→ Exercise aim:
From the very first line of the data to the line containing "0.1415, 0.1405, 0.1391]", retype everything exactly, leaving the pictures behind.

══ Data excerpt

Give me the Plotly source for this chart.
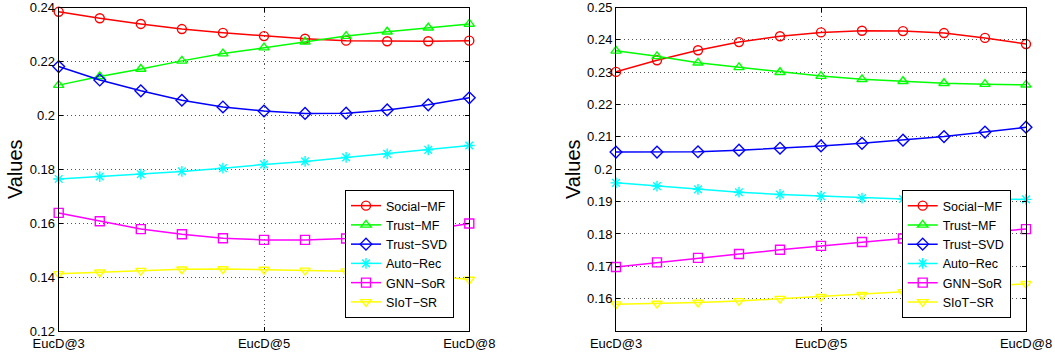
import plotly.graph_objects as go

x_idx = list(range(11))
x_tickvals = [0, 5, 10]
x_ticktext = ["EucD@3", "EucD@5", "EucD@8"]

series_names = ["Social\u2212MF", "Trust\u2212MF", "Trust\u2212SVD", "Auto\u2212Rec", "GNN\u2212SoR", "SIoT\u2212SR"]

# Left panel values
left_social_mf = [0.2384, 0.2360, 0.2339, 0.2320, 0.2306, 0.2294, 0.2284, 0.2277, 0.2275, 0.2275, 0.2277]
left_trust_mf = [0.2112, 0.2144, 0.2172, 0.2202, 0.2229, 0.2251, 0.2273, 0.2294, 0.2310, 0.2325, 0.2339]
left_trust_svd = [0.2181, 0.2131, 0.2091, 0.2056, 0.2031, 0.2016, 0.2007, 0.2008, 0.2020, 0.2039, 0.2065]
left_auto_rec = [0.1764, 0.1773, 0.1782, 0.1792, 0.1804, 0.1818, 0.1829, 0.1844, 0.1857, 0.1872, 0.1888]
left_gnn_sor = [0.1638, 0.1607, 0.1578, 0.1559, 0.1544, 0.1538, 0.1538, 0.1543, 0.1555, 0.1575, 0.1599]
left_siot_sr = [0.1412, 0.1418, 0.1424, 0.1429, 0.1430, 0.1428, 0.1425, 0.1422, 0.1415, 0.1405, 0.1391]

# Right panel values
right_social_mf = [0.2301, 0.2337, 0.2368, 0.2393, 0.2411, 0.2423, 0.2428, 0.2427, 0.2421, 0.2406, 0.2387]
right_trust_mf = [0.2366, 0.2349, 0.2329, 0.2315, 0.2300, 0.2288, 0.2278, 0.2272, 0.2266, 0.2263, 0.2261]
right_trust_svd = [0.2053, 0.2053, 0.2054, 0.2059, 0.2065, 0.2072, 0.2080, 0.2090, 0.2101, 0.2115, 0.2130]
right_auto_rec = [0.1958, 0.1948, 0.1938, 0.1929, 0.1922, 0.1917, 0.1911, 0.1908, 0.1906, 0.1906, 0.1907]
right_gnn_sor = [0.1698, 0.1712, 0.1726, 0.1738, 0.1751, 0.1763, 0.1775, 0.1786, 0.1796, 0.1806, 0.1815]
right_siot_sr = [0.1583, 0.1585, 0.1588, 0.1593, 0.1600, 0.1606, 0.1612, 0.1621, 0.1629, 0.1637, 0.1646]

left_yticks = [0.12, 0.14, 0.16, 0.18, 0.20, 0.22, 0.24]
left_yticktext = ["0.12", "0.14", "0.16", "0.18", "0.2", "0.22", "0.24"]
right_yticks = [0.16, 0.17, 0.18, 0.19, 0.20, 0.21, 0.22, 0.23, 0.24, 0.25]
right_yticktext = ["0.16", "0.17", "0.18", "0.19", "0.2", "0.21", "0.22", "0.23", "0.24", "0.25"]

colors = ["#ff0000", "#00ff00", "#0000ff", "#00ffff", "#ff00ff", "#ffff00"]
symbols = ["circle-open", "triangle-up-open", "diamond-open", "asterisk-open", "square-open", "triangle-down-open"]

FONT = "Liberation Sans, Arial, Helvetica, sans-serif"

fig = go.Figure()

left_data = [left_social_mf, left_trust_mf, left_trust_svd, left_auto_rec, left_gnn_sor, left_siot_sr]
right_data = [right_social_mf, right_trust_mf, right_trust_svd, right_auto_rec, right_gnn_sor, right_siot_sr]

for i, (name, ys) in enumerate(zip(series_names, left_data)):
    fig.add_trace(go.Scatter(
        x=x_idx, y=ys, name=name, mode="lines+markers",
        line=dict(color=colors[i], width=1.5),
        marker=dict(symbol=symbols[i], size=9, color=colors[i], line=dict(width=1.4, color=colors[i])),
        xaxis="x", yaxis="y", legend="legend", cliponaxis=False,
    ))
for i, (name, ys) in enumerate(zip(series_names, right_data)):
    fig.add_trace(go.Scatter(
        x=x_idx, y=ys, name=name, mode="lines+markers",
        line=dict(color=colors[i], width=1.5),
        marker=dict(symbol=symbols[i], size=9, color=colors[i], line=dict(width=1.4, color=colors[i])),
        xaxis="x2", yaxis="y2", legend="legend2", cliponaxis=False,
    ))

W, H = 1055, 356
ydom = [1 - 331 / H, 1 - 7.5 / H]

GRID = dict(showgrid=True, gridcolor="#555555", griddash="1px,3px", gridwidth=1)

common_x = dict(
    range=[0, 10], tickmode="array", tickvals=x_tickvals, ticktext=x_ticktext,
    showline=True, linecolor="black", linewidth=1, mirror="ticks",
    ticks="inside", ticklen=4, tickcolor="black", automargin=False,
    zeroline=False, tickfont=dict(family=FONT, size=13, color="black"), **GRID,
)
common_y = dict(
    showline=True, linecolor="black", linewidth=1, mirror="ticks",
    ticks="inside", ticklen=4, tickcolor="black", automargin=False,
    zeroline=False, tickfont=dict(family=FONT, size=13, color="black"), **GRID,
    title=dict(text="Values", font=dict(family=FONT, size=20, color="black"), standoff=1),
)

legend_common = dict(
    xanchor="left", yanchor="top",
    bgcolor="white", bordercolor="black", borderwidth=1,
    font=dict(family=FONT, size=12.5, color="black"),
    tracegroupgap=0, itemwidth=30,
)

fig.update_layout(
    width=W, height=H,
    margin=dict(l=0, r=0, t=0, b=0),
    paper_bgcolor="white", plot_bgcolor="white",
    font=dict(family=FONT, color="black"),
    xaxis=dict(domain=[58.7 / W, 469.3 / W], anchor="y", **common_x),
    yaxis=dict(domain=ydom, anchor="x", range=[0.12, 0.24], tickmode="array",
               tickvals=left_yticks, ticktext=left_yticktext, **common_y),
    xaxis2=dict(domain=[616 / W, 1026 / W], anchor="y2", **common_x),
    yaxis2=dict(domain=ydom, anchor="x2", range=[0.15, 0.25], tickmode="array",
                tickvals=right_yticks, ticktext=right_yticktext, **common_y),
    legend=dict(x=345 / W, y=1 - 190 / H, **legend_common),
    legend2=dict(x=901.7 / W, y=1 - 190 / H, **legend_common),
)

fig.write_html("out.html")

════

→ Answer to the problem:
Give me the Plotly source for this chart.
import plotly.graph_objects as go

x_idx = list(range(11))
x_tickvals = [0, 5, 10]
x_ticktext = ["EucD@3", "EucD@5", "EucD@8"]

series_names = ["Social\u2212MF", "Trust\u2212MF", "Trust\u2212SVD", "Auto\u2212Rec", "GNN\u2212SoR", "SIoT\u2212SR"]

# Left panel values
left_social_mf = [0.2384, 0.2360, 0.2339, 0.2320, 0.2306, 0.2294, 0.2284, 0.2277, 0.2275, 0.2275, 0.2277]
left_trust_mf = [0.2112, 0.2144, 0.2172, 0.2202, 0.2229, 0.2251, 0.2273, 0.2294, 0.2310, 0.2325, 0.2339]
left_trust_svd = [0.2181, 0.2131, 0.2091, 0.2056, 0.2031, 0.2016, 0.2007, 0.2008, 0.2020, 0.2039, 0.2065]
left_auto_rec = [0.1764, 0.1773, 0.1782, 0.1792, 0.1804, 0.1818, 0.1829, 0.1844, 0.1857, 0.1872, 0.1888]
left_gnn_sor = [0.1638, 0.1607, 0.1578, 0.1559, 0.1544, 0.1538, 0.1538, 0.1543, 0.1555, 0.1575, 0.1599]
left_siot_sr = [0.1412, 0.1418, 0.1424, 0.1429, 0.1430, 0.1428, 0.1425, 0.1422, 0.1415, 0.1405, 0.1391]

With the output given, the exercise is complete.